Understanding alerts
Alerts fall in one of two severity levels:
- critical: something is definitively wrong with Sourcegraph, in a way that is very likely to be noticeable to users. We suggest using a high-visibility notification channel for these alerts.
- Examples: Database inaccessible, running out of memory, gitserver volume 90% full.
- Suggested action: Page a site administrator to investigate.
- warning: something could be wrong with Sourcegraph, or may go wrong soon. We suggest checking in on these periodically, or using a notification channel that will not bother anyone if it is spammed. Over time, as warning alerts become stable and reliable across many Sourcegraph deployments, they will also be promoted to critical alerts in an update by Sourcegraph.
- Examples: High latency, high search timeouts, gitserver volume 80% full.
- Suggested action: Email a site administrator to investigate and monitor when convenient, and please let us know so that we can improve them.
Refer to the alert solutions reference for a complete list of Sourcegraph alerts, as well as possible solutions when these alerts are firing.
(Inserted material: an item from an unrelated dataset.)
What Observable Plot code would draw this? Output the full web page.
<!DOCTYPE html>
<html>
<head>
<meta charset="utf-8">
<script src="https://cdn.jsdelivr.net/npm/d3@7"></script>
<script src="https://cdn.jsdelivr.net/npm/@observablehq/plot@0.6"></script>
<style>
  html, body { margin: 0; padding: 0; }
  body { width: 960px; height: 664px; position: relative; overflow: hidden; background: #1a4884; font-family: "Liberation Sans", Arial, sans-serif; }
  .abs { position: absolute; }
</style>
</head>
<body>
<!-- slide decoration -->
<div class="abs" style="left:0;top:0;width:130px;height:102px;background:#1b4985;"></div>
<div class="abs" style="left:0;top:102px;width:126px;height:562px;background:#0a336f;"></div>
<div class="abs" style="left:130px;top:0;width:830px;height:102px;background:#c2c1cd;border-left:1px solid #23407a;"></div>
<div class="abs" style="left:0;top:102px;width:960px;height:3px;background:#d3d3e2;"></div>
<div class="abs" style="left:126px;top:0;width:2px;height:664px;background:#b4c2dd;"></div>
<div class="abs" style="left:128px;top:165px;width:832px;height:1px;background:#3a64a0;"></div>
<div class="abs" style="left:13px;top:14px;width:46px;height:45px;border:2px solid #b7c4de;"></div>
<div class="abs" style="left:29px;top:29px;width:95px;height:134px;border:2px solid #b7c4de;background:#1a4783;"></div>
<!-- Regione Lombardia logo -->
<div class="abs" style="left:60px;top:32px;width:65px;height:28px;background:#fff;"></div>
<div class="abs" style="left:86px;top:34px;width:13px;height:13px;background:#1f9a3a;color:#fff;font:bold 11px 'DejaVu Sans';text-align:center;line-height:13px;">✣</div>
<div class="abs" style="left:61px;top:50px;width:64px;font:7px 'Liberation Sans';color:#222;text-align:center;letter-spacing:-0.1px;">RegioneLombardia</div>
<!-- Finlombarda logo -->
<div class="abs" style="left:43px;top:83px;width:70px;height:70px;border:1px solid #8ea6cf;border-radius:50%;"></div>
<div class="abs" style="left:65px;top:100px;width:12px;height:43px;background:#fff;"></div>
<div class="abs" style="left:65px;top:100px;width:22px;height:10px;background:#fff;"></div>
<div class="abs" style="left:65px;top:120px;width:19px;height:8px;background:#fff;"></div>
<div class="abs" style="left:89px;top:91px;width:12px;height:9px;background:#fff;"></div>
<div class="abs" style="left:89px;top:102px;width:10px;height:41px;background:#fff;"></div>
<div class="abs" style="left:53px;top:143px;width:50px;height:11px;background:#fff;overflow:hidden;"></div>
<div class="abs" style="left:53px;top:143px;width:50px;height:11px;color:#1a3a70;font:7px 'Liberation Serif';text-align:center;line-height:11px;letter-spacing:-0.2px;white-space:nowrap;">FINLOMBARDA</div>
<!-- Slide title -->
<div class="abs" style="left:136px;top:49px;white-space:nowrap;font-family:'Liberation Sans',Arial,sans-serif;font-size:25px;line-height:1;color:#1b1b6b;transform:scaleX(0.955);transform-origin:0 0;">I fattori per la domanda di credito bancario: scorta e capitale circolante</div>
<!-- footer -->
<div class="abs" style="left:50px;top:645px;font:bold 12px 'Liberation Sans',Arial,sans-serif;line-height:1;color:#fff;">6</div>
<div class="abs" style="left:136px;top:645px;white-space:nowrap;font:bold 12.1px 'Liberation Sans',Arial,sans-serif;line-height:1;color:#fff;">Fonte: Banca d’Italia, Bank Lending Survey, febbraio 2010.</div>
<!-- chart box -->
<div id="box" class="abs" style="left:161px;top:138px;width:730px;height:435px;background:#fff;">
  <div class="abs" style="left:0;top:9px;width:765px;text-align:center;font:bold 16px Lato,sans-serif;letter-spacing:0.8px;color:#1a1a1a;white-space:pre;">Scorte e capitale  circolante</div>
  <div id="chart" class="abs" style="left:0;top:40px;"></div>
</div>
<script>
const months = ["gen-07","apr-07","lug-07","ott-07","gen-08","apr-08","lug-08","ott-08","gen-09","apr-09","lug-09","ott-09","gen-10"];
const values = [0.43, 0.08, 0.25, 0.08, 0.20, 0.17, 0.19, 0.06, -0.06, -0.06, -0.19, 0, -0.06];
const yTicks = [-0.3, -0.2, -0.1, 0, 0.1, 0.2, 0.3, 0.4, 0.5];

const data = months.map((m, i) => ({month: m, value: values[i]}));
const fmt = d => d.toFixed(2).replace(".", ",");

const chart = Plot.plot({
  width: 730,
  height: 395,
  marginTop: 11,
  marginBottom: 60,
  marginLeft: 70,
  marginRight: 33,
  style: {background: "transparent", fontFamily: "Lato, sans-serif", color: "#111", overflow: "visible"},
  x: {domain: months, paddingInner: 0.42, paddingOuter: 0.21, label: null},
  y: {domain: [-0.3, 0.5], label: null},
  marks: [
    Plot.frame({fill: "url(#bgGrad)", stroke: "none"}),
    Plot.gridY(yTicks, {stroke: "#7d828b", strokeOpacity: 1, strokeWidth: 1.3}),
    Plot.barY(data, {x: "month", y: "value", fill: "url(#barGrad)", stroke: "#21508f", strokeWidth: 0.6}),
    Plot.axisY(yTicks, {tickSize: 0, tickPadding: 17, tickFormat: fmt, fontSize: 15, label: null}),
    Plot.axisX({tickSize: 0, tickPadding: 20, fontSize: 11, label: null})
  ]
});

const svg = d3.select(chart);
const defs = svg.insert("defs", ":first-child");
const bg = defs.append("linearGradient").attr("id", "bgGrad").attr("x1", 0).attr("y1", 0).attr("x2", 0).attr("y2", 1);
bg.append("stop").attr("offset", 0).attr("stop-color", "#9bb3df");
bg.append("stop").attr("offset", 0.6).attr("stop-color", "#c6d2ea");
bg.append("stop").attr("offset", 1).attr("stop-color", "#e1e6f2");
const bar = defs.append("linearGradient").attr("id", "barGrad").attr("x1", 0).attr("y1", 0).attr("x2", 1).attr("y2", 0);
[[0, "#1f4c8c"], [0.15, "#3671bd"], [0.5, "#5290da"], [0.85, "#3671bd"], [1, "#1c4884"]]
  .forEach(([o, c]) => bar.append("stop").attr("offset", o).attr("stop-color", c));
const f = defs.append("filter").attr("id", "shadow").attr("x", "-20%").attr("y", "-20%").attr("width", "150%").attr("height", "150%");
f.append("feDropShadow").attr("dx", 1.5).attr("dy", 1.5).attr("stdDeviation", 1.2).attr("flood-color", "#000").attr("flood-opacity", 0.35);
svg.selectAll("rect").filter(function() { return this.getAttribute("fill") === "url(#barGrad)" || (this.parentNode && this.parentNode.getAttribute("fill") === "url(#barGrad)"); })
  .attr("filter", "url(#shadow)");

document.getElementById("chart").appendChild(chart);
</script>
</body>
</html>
Learn more about metrics, dashboards, and alert labels in our metrics guide.
Setting up alerting
Visit your site configuration (e.g. https://sourcegraph.example.com/site-admin/configuration
) to configure alerts using the observability.alerts
field. As always, you can use Ctrl+Space
at any time to get hints about allowed fields as well as relevant documentation inside the configuration editor.
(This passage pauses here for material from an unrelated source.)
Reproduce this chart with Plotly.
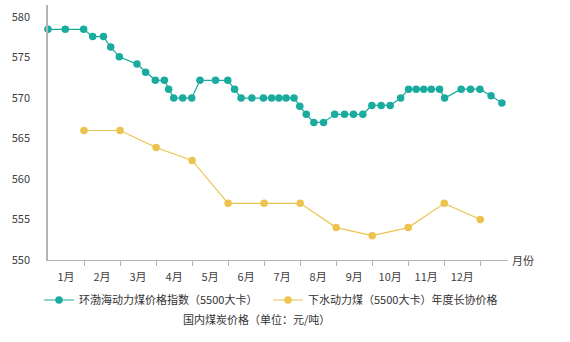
import plotly.graph_objects as go

# Month positions (0 = start of January, 12 = end of December)
month_labels = ["1月", "2月", "3月", "4月", "5月", "6月", "7月", "8月", "9月", "10月", "11月", "12月"]
month_label_pos = [i + 0.5 for i in range(12)]
month_bounds = list(range(1, 13))

# 环渤海动力煤价格指数 (weekly releases, month units)
bspi_x = [0, 0.48, 0.99, 1.24, 1.54, 1.74, 1.98, 2.47, 2.71, 2.98, 3.23, 3.35, 3.49,
          3.74, 3.99, 4.22, 4.65, 4.99, 5.18, 5.36, 5.66, 5.98, 6.21, 6.41, 6.61,
          6.83, 6.99, 7.17, 7.38, 7.65, 7.96, 8.23, 8.48, 8.74, 8.99, 9.25, 9.50,
          9.79, 10.01, 10.22, 10.43, 10.64, 10.87, 11.01, 11.47, 11.73, 11.99,
          12.30, 12.60]
bspi = [578.5, 578.5, 578.5, 577.6, 577.6, 576.3, 575.1, 574.2, 573.2, 572.2, 572.2,
        571.1, 570.0, 570.0, 570.0, 572.2, 572.2, 572.2, 571.1, 570.0, 570.0, 570.0,
        570.0, 570.0, 570.0, 570.0, 569.0, 568.0, 567.0, 567.0, 568.0, 568.0, 568.0,
        568.0, 569.1, 569.1, 569.1, 570.0, 571.1, 571.1, 571.1, 571.1, 571.1, 570.0,
        571.1, 571.1, 571.1, 570.3, 569.4]

# 下水动力煤年度长协价格 (monthly, at month end)
contract_x = [1, 2, 3, 4, 5, 6, 7, 8, 9, 10, 11, 12]
contract = [566, 566, 563.9, 562.3, 557, 557, 557, 554, 553, 554, 557, 555]

y_ticks = [550, 555, 560, 565, 570, 575, 580]

TEAL = "#1aab9f"
YELLOW = "#ebc44f"
AXIS = "#b3b3b3"
FONT = "Microsoft YaHei, Noto Sans CJK SC, sans-serif"

legend_common = dict(orientation="h", xref="container", yref="container",
                     xanchor="left", yanchor="middle", visible=True,
                     font=dict(size=11, color="#333333"), bgcolor="rgba(0,0,0,0)")

fig = go.Figure()
fig.add_trace(go.Scatter(
    x=bspi_x, y=bspi, mode="lines+markers",
    name="环渤海动力煤价格指数（5500大卡）",
    line=dict(color=TEAL, width=1.2),
    marker=dict(color=TEAL, size=7.5),
    cliponaxis=False, legend="legend", showlegend=True,
))
fig.add_trace(go.Scatter(
    x=contract_x, y=contract, mode="lines+markers",
    name="下水动力煤（5500大卡）年度长协价格",
    line=dict(color=YELLOW, width=1.2),
    marker=dict(color=YELLOW, size=7.5),
    cliponaxis=False, legend="legend2", showlegend=True,
))

fig.update_layout(
    width=570, height=342,
    showlegend=True,
    margin=dict(l=48, r=62, t=5, b=82, autoexpand=False),
    paper_bgcolor="white", plot_bgcolor="white",
    font=dict(family=FONT, size=11, color="#404040"),
    legend=dict(x=39 / 570, y=1 - 300 / 342, **legend_common),
    legend2=dict(x=268 / 570, y=1 - 300 / 342, **legend_common),
    xaxis=dict(
        range=[0, 12.77], showgrid=False, zeroline=False,
        showline=True, linecolor=AXIS, linewidth=1,
        tickvals=month_label_pos, ticktext=month_labels, ticks="",
        ticklabelstandoff=7,
        minor=dict(tickvals=month_bounds, ticks="outside", ticklen=5,
                   tickcolor=AXIS, tickwidth=1, showgrid=False),
    ),
    yaxis=dict(
        range=[550, 581.5], showgrid=False, zeroline=False,
        showline=True, linecolor=AXIS, linewidth=1.5,
        tickvals=y_ticks, ticks="", ticklabelstandoff=14,
    ),
    annotations=[
        dict(x=12.77, y=550, xref="x", yref="y", text="月份", showarrow=False,
             xanchor="left", yanchor="middle", xshift=2,
             font=dict(size=11, color="#404040")),
        dict(x=(256 - 48) / 460, y=(260 - 319) / 255, xref="paper", yref="paper",
             text="国内煤炭价格（单位：元/吨）", showarrow=False,
             xanchor="center", yanchor="middle",
             font=dict(size=11, color="#333333")),
    ],
)

fig.write_html("out.html")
Once configured, Sourcegraph alerts will automatically be routed to the appropriate notification channels by severity level.
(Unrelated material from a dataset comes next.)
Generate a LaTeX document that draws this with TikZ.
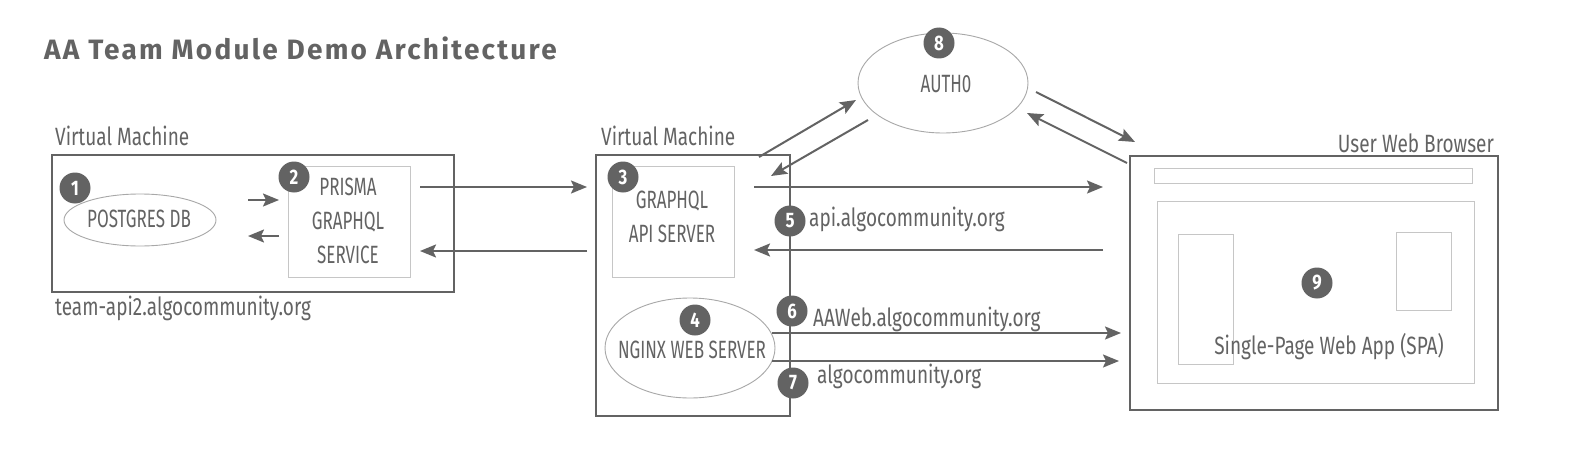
\documentclass[tikz,border=0pt]{standalone}
\usepackage{fontspec}
\setmainfont{Fira Sans}[FakeStretch=0.76]
\newfontfamily\capsfont{Fira Sans}[FakeStretch=0.68]
\newfontfamily\titlefont{Fira Sans}[LetterSpace=8]
\newfontfamily\badgefont{Fira Sans}[FakeStretch=0.8]
\usetikzlibrary{shapes.geometric,arrows.meta}
\definecolor{ink}{HTML}{636363}
\definecolor{lite}{HTML}{C6C6C6}
\definecolor{elli}{HTML}{A8A8A8}
\tikzset{
  vmbox/.style={draw=ink, line width=2pt, rectangle, inner sep=0pt, anchor=north west},
  litebox/.style={draw=lite, line width=1.4pt, rectangle, inner sep=0pt, anchor=north west},
  ellnode/.style={draw=elli, line width=0.9pt, ellipse, inner sep=0pt},
  badge/.style={circle, fill=ink, text=white, minimum size=31pt, inner sep=0pt,
    font=\badgefont\bfseries\fontsize{21}{21}\selectfont},
  capslbl/.style={text=ink, inner sep=0pt, font=\capsfont\fontsize{25}{34}\selectfont},
  lbl/.style={text=ink, inner sep=0pt, font=\fontsize{25}{30}\selectfont},
  arr/.style={draw=ink, line width=2pt, -{Stealth[length=16pt,width=13pt,inset=3pt]}},
}
\begin{document}
\begin{tikzpicture}[x=1pt,y=-1pt]
\useasboundingbox[fill=white] (0,0) rectangle (1584,452);

% title
\node[anchor=west, inner sep=0pt, text=ink, font=\titlefont\bfseries\fontsize{28}{31}\selectfont] (title) at (44,48) {AA Team Module Demo Architecture};

% left virtual machine
\node[vmbox, minimum width=402pt, minimum height=137.5pt] (vm1) at (50.5,153.5) {};
\node[lbl, anchor=west] (vm1lbl) at (55,136) {Virtual Machine};
\node[lbl, anchor=west] (vm1host) at (55,308) {team-api2.algocommunity.org};
\node[ellnode, minimum width=152pt, minimum height=52pt] (pg) at (140,220) {};
\node[capslbl] (pgtxt) at (139,219) {POSTGRES DB};
\node[litebox, minimum width=122pt, minimum height=111pt] (prisma) at (288,166) {};
\node[capslbl, align=center] (prismatxt) at (348,221) {PRISMA\\GRAPHQL\\SERVICE};
\node[badge] (b1) at (75,188) {1};
\node[badge] (b2) at (294,177) {2};

% middle virtual machine
\node[vmbox, minimum width=194pt, minimum height=261.5pt] (vm2) at (595,153.5) {};
\node[lbl, anchor=west] (vm2lbl) at (601,136) {Virtual Machine};
\node[litebox, minimum width=122pt, minimum height=111pt] (gql) at (612,166) {};
\node[capslbl, align=center] (gqltxt) at (672,217) {GRAPHQL\\API SERVER};
\node[ellnode, minimum width=170pt, minimum height=100pt] (nginx) at (690,348) {};
\node[capslbl] (nginxtxt) at (692,350) {NGINX WEB SERVER};
\node[badge] (b3) at (623,177) {3};
\node[badge] (b4) at (695,320) {4};

% auth0
\node[ellnode, minimum width=170pt, minimum height=100pt] (auth) at (943,83) {};
\node[capslbl] (authtxt) at (946,84) {AUTH0};
\node[badge] (b8) at (939,43) {8};

% browser
\node[vmbox, minimum width=368pt, minimum height=254pt] (browser) at (1129,155) {};
\node[lbl, anchor=east] (browserlbl) at (1494,143) {User Web Browser};
\node[litebox, minimum width=318pt, minimum height=15pt] (addr) at (1154,168) {};
\node[litebox, minimum width=317pt, minimum height=182pt] (page) at (1157,201) {};
\node[litebox, minimum width=55pt, minimum height=130pt] (side1) at (1178,234) {};
\node[litebox, minimum width=55pt, minimum height=78pt] (side2) at (1396,232) {};
\node[badge] (b9) at (1317,283) {9};
\node[lbl] (spa) at (1329,347) {Single-Page Web App (SPA)};

% connector labels
\node[badge] (b5) at (790,221) {5};
\node[lbl, anchor=west] (l5) at (809,219) {api.algocommunity.org};
\node[badge] (b6) at (792,311) {6};
\node[lbl, anchor=west] (l6) at (813,319) {AAWeb.algocommunity.org};
\node[badge] (b7) at (793,383) {7};
\node[lbl, anchor=west] (l7) at (817,376) {algocommunity.org};

% connector end points
\coordinate (a1s) at (248,200); \coordinate (a1e) at (279,200);
\coordinate (a2s) at (279,236); \coordinate (a2e) at (248,236);
\coordinate (a3s) at (420,187); \coordinate (a3e) at (587,187);
\coordinate (a4s) at (587,251); \coordinate (a4e) at (420,251);
\coordinate (a5s) at (759,157); \coordinate (a5e) at (856,100);
\coordinate (a6s) at (868,120); \coordinate (a6e) at (771,176);
\coordinate (a7s) at (1036,92); \coordinate (a7e) at (1135,142);
\coordinate (a8s) at (1127,163); \coordinate (a8e) at (1027,113);
\coordinate (a9s) at (754,187); \coordinate (a9e) at (1103,187);
\coordinate (a10s) at (1103,250); \coordinate (a10e) at (754,250);
\coordinate (a11s) at (772,333); \coordinate (a11e) at (1121,333);
\coordinate (a12s) at (772,361); \coordinate (a12e) at (1119,361);

\draw[arr] (a1s) -- (a1e);
\draw[arr] (a2s) -- (a2e);
\draw[arr] (a3s) -- (a3e);
\draw[arr] (a4s) -- (a4e);
\draw[arr] (a5s) -- (a5e);
\draw[arr] (a6s) -- (a6e);
\draw[arr] (a7s) -- (a7e);
\draw[arr] (a8s) -- (a8e);
\draw[arr] (a9s) -- (a9e);
\draw[arr] (a10s) -- (a10e);
\draw[arr] (a11s) -- (a11e);
\draw[arr] (a12s) -- (a12e);
\end{tikzpicture}
\end{document}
NOTE: Both critical and warning alerts should be configured; configuring one does not automatically enable the other.
Example notifiers
Slack
"observability.alerts": [
{
"level": "critical",
"notifier": {
"type": "slack",
// Slack incoming webhook URL, for the #sourcegraph-critical-alerts channel
"url": "https://hooks.slack.com/services/xxxxxxxxx/xxxxxxxxxxx/xxxxxxxxxxxxxxxxxxxxxxxx",
}
},
{
"level": "warning",
"notifier": {
"type": "slack",
// Slack incoming webhook URL, for the #sourcegraph-warning-alerts channel
"url": "https://hooks.slack.com/services/yyyyyyyyy/yyyyyyyyyyy/yyyyyyyyyyyyyyyyyyyyyyyy",
}
}
]
NOTE: Learn more about generating a Slack incoming webhook URL
PagerDuty
"observability.alerts": [
{
"level": "critical",
"notifier": {
"type": "pagerduty",
// Integration key for the PagerDuty Events API v2
"integrationKey": "XXXXXXXX"
}
}
]
Opsgenie
"observability.alerts": [
{
"level": "critical",
"notifier": {
"type": "opsgenie",
// Opsgenie API key. This API key can also be set by the environment variable OPSGENIE_API_KEY on the prometheus container. Setting here takes precedence over the environment variable.
"apiKey": "xxxxxx",
"responders": [
{
"type": "team",
"name": "my-team"
}
]
},
"owners": [
"my-team",
]
}
]
Webhook
"observability.alerts": [
{
"level": "critical",
"notifier": {
"type": "webhook",
// Webhook URL for critical alerts
"url": "https://my.webhook.url/xxx"
}
},
{
"level": "warning",
"notifier": {
"type": "webhook",
// Webhook URL for warning alerts
"url": "https://my.webhook.url/yyy"
}
}
]
Webhook events provide the following fields relevant for Sourcegraph alerts that we recommend you leverage:
{
"status": "<resolved|firing>",
"commonLabels": {
"level": "<critical|warning>",
// Use the service name and alert name to find solutions in https://docs.sourcegraph.com/admin/observability/alerts
"service_name": "<string>",
"name": "<string>",
"description": "<string>",
// This field can be provided to Sourcegraph to help direct support.
"owner": "<string>"
},
}
For the complete set of fields, please refer to the Alertmanager webhook documentation.
Note that to receive email notifications, the email.address
and email.smtp
fields must be configured in site configuration.
"observability.alerts": [
{
"level": "critical",
"notifier": {
"type": "email",
// Address where critical alerts will be sent
"address": "sourcegraph-admin-team+critical@example.com"
}
},
{
"level": "warning",
"notifier": {
"type": "email",
// Address where warning alerts will be sent
"address": "sourcegraph-admin-team+warning@example.com"
}
}
]
Testing alerts
Configured alerts can be tested using the Sourcegraph GraphQL API. Visit your API Console (e.g. https://sourcegraph.example.com/api/console
) and use the following mutation to trigger an alert:
mutation {
triggerObservabilityTestAlert(
level: "critical"
) { alwaysNil }
}
The test alert may take up to a minute to fire. The triggered alert will automatically resolve itself as well.
Silencing alerts
If there is an alert you are aware of and you wish to silence notifications (from the notification channels you have set up) for it, add an entry to the observability.silenceAlerts
field. For example:
{
"observability.silenceAlerts": [
"warning_gitserver_disk_space_remaining"
]
}
You can find the appropriate identifier for each alert in alert solutions.
NOTE: You can still see the alerts on your Grafana dashboard.